Seems likely that MatrixColumn
will need a similar fix in its constructor:
Rcpp/inst/include/Rcpp/vector/MatrixColumn.h
Line 132 in ae1eccc
Session information
R version 4.3.0 (2023-04-21)
Platform: x86_64-pc-linux-gnu (64-bit)
Running under: Ubuntu 18.04.6 LTS
Matrix products: default
BLAS: /usr/local/lib/R/lib/libRblas.so
LAPACK: /usr/local/lib/R/lib/libRlapack.so; LAPACK version 3.11.0
locale:
[1] LC_CTYPE=en_US.UTF-8 LC_NUMERIC=C
[3] LC_TIME=en_US.UTF-8 LC_COLLATE=en_US.UTF-8
[5] LC_MONETARY=en_US.UTF-8 LC_MESSAGES=en_US.UTF-8
[7] LC_PAPER=en_US.UTF-8 LC_NAME=C
[9] LC_ADDRESS=C LC_TELEPHONE=C
[11] LC_MEASUREMENT=en_US.UTF-8 LC_IDENTIFICATION=C
time zone: Etc/UTC
tzcode source: system (glibc)
attached base packages:
[1] stats graphics grDevices utils datasets methods base
loaded via a namespace (and not attached):
[1] compiler_4.3.0 tools_4.3.0 Rcpp_1.0.11
Compiler information
gcc (Ubuntu 7.5.0-3ubuntu1~18.04) 7.5.0
That is possible. We extended to R_xlen_t
in a number of places years ago but may have missed this. Do you think you have a moment to dive into a PR for this now-identified case?
(But yikes why are you on Ubuntu 18.04 with gcc/g++ 7.5.0 ?)
Do you think you have a moment to dive into a PR for this now-identified case?
I'll try to make some time on Sunday if someone else doesn't get to it first.
(But yikes why are you on Ubuntu 18.04 with gcc/g++ 7.5.0 ?)
Had to use an old HPC to get enough memory for this example... though I must also admit that I only recently updated from 18.04 on my personal laptop because I forgot to enable LTS upgrade notifications.
Alright, slapped a PR together. Not sure how to actually test it, though, unless your CI system has >16 GB of RAM to spare.
I'm happy to test normally. I have more here and could use AWS. But good point: CI at GitHub will likely need to skip such tests.

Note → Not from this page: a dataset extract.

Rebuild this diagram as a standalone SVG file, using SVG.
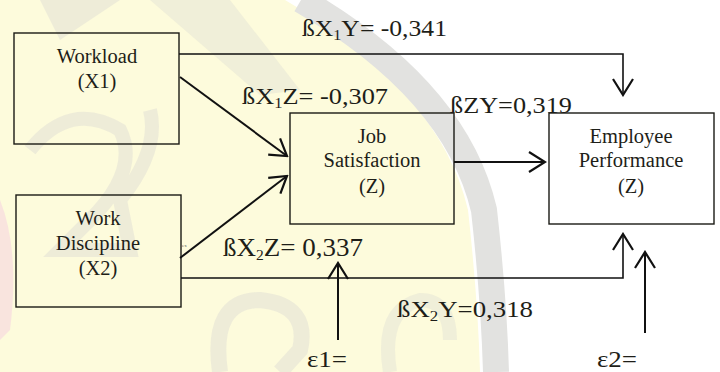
<svg xmlns="http://www.w3.org/2000/svg" width="720" height="372" viewBox="0 0 720 372">
  <style>
    text { font-family: 'Liberation Serif', serif; }
    .box { fill: none; stroke: #1a1a14; stroke-width: 1.4; }
    .nt { font-size: 20.5px; fill: #1e1e18; text-anchor: middle; }
    .lb { font-size: 24px; fill: #1e1e18; }
    .sub { font-size: 15px; }
    .ln { fill: none; stroke: #111; stroke-width: 2; }
  </style>
  <defs>
    <marker id="arr" markerUnits="userSpaceOnUse" viewBox="0 0 20 24" refX="18" refY="12" markerWidth="20" markerHeight="24" orient="auto">
      <path d="M2,2 L18,12 L2,22" fill="none" stroke="#111" stroke-width="2.2"/>
    </marker>
  </defs>

  <g id="background">
    <rect x="0" y="0" width="720" height="372" fill="#ffffff"/>
    <path d="M0,0 H285 Q440,90 468,210 Q478,300 480,372 H0 Z" fill="#fdfbdc"/>
    <path d="M285,0 Q440,90 468,210 Q478,300 480,372" fill="none" stroke="#e2e2e0" stroke-width="26" transform="translate(16,0)"/>
    <path d="M0,200 Q20,250 10,330 L0,340 Z" fill="#f7dede" opacity="0.8"/>
    <path d="M40,0 L120,0 L60,40 Z" fill="#e4e3d6" opacity="0.6"/>
    <path d="M150,0 L230,0 L300,90 L260,95 Z" fill="#e4e3d6" opacity="0.5"/>
    <path d="M30,150 Q70,100 120,130 Q140,170 90,220 L60,250 L130,250 L120,200 Q160,150 150,110" fill="none" stroke="#e4e3d6" stroke-width="14" opacity="0.6"/>
    <path d="M220,372 Q210,300 260,300 Q310,305 300,350 L280,372" fill="none" stroke="#e4e3d6" stroke-width="16" opacity="0.6"/>
    <path d="M390,372 Q380,310 420,300 Q450,300 450,340" fill="none" stroke="#e4e3d6" stroke-width="14" opacity="0.5"/>
  </g>

  <g id="node-workload">
    <rect class="box" x="14" y="33" width="165" height="111"/>
    <text class="nt" x="97" y="63">Workload</text>
    <text class="nt" x="97" y="88">(X1)</text>
  </g>

  <g id="node-discipline">
    <rect class="box" x="16" y="195" width="165" height="112"/>
    <text class="nt" x="98" y="225">Work</text>
    <text class="nt" x="98" y="250">Discipline</text>
    <text class="nt" x="98" y="275">(X2)</text>
    <text x="182" y="247" font-size="5" fill="#555">ex</text>
  </g>

  <g id="node-satisfaction">
    <rect class="box" x="290" y="113" width="164" height="111"/>
    <text class="nt" x="372" y="143">Job</text>
    <text class="nt" x="372" y="167">Satisfaction</text>
    <text class="nt" x="372" y="193">(Z)</text>
  </g>

  <g id="node-performance">
    <rect class="box" x="549" y="113" width="165" height="111" style="fill:#ffffff"/>
    <text class="nt" x="631" y="143">Employee</text>
    <text class="nt" x="631" y="167">Performance</text>
    <text class="nt" x="631" y="193">(Z)</text>
  </g>

  <g id="connectors">
    <path class="ln" d="M179,54 H623 V95" marker-end="url(#arr)" style="stroke-width:1.6"/>
    <path class="ln" d="M180,77 L287,156" marker-end="url(#arr)"/>
    <path class="ln" d="M180,258 L287,176" marker-end="url(#arr)"/>
    <path class="ln" d="M454,162 H545" marker-end="url(#arr)"/>
    <path class="ln" d="M181,278 H623 V234" marker-end="url(#arr)" style="stroke-width:1.6"/>
    <path class="ln" d="M338,340 V263" marker-end="url(#arr)"/>
    <path class="ln" d="M645,333 V252" marker-end="url(#arr)"/>
  </g>

  <g id="labels">
    <text class="lb" x="302" y="36" textLength="145" lengthAdjust="spacingAndGlyphs">ßX<tspan class="sub" dy="4">1</tspan><tspan dy="-4">Y= -0,341</tspan></text>
    <text class="lb" x="242" y="104" textLength="146" lengthAdjust="spacingAndGlyphs">ßX<tspan class="sub" dy="4">1</tspan><tspan dy="-4">Z= -0,307</tspan></text>
    <text class="lb" x="450" y="113" textLength="122" lengthAdjust="spacingAndGlyphs">ßZY=0,319</text>
    <text class="lb" x="223" y="256" textLength="140" lengthAdjust="spacingAndGlyphs" style="font-size:26px">ßX<tspan class="sub" dy="4">2</tspan><tspan dy="-4">Z= 0,337</tspan></text>
    <text class="lb" x="397" y="317" textLength="136" lengthAdjust="spacingAndGlyphs">ßX<tspan class="sub" dy="4">2</tspan><tspan dy="-4">Y=0,318</tspan></text>
    <text class="lb" x="307" y="367" textLength="40" lengthAdjust="spacingAndGlyphs">ε1=</text>
    <text class="lb" x="597" y="367" textLength="40" lengthAdjust="spacingAndGlyphs">ε2=</text>
  </g>
</svg>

I did actually think about this a little over the last few days and my memory is that for matrices we did not switch to R_xlen_t
because while vectors had the constrainted remove on indices, for matrices it was their total element number.
Does the (clean and simple) test you have showing a weakness in Rcpp types actually work with base R?
Is the example in my original post sufficient? i.e. indexing in base R works correctly for mat2
, but not via Rcpp:
# Incorrect: mat2 <- matrix(1:30000 + 0.0, nrow=30000, ncol=1e5) get_bottom_right(mat2) ## [1] 13216 mat2[30000,1e5] ## [1] 30000
I had been under the impression that it was possible to create R matrices up to .Machine$integer.max
-by-.Machine$integer.max
, so it should be possible to subscript them with indices up to .Machine$integer.max
.
Note that at least someone else had the same idea in MatrixColumn
, I guess they just missed a few spots:
Yes, if this works with mat2
then Rcpp should absolutely fix this. I'll start a reverse depends run with your PR, it sadly takes a good moment on an old machine.
And as mentioned, I think this either may have forgotten in the earlier R_xlen_t
conversion PR years ago (that was super useful) or we were mistaken in believing R didn't didn't do that part either. (I think I did not have easy access to that much RAM then.) So thanks so much for the PR. Will follow-up.
Fixed by #1281 a couple of days ago. Thanks again for the PR!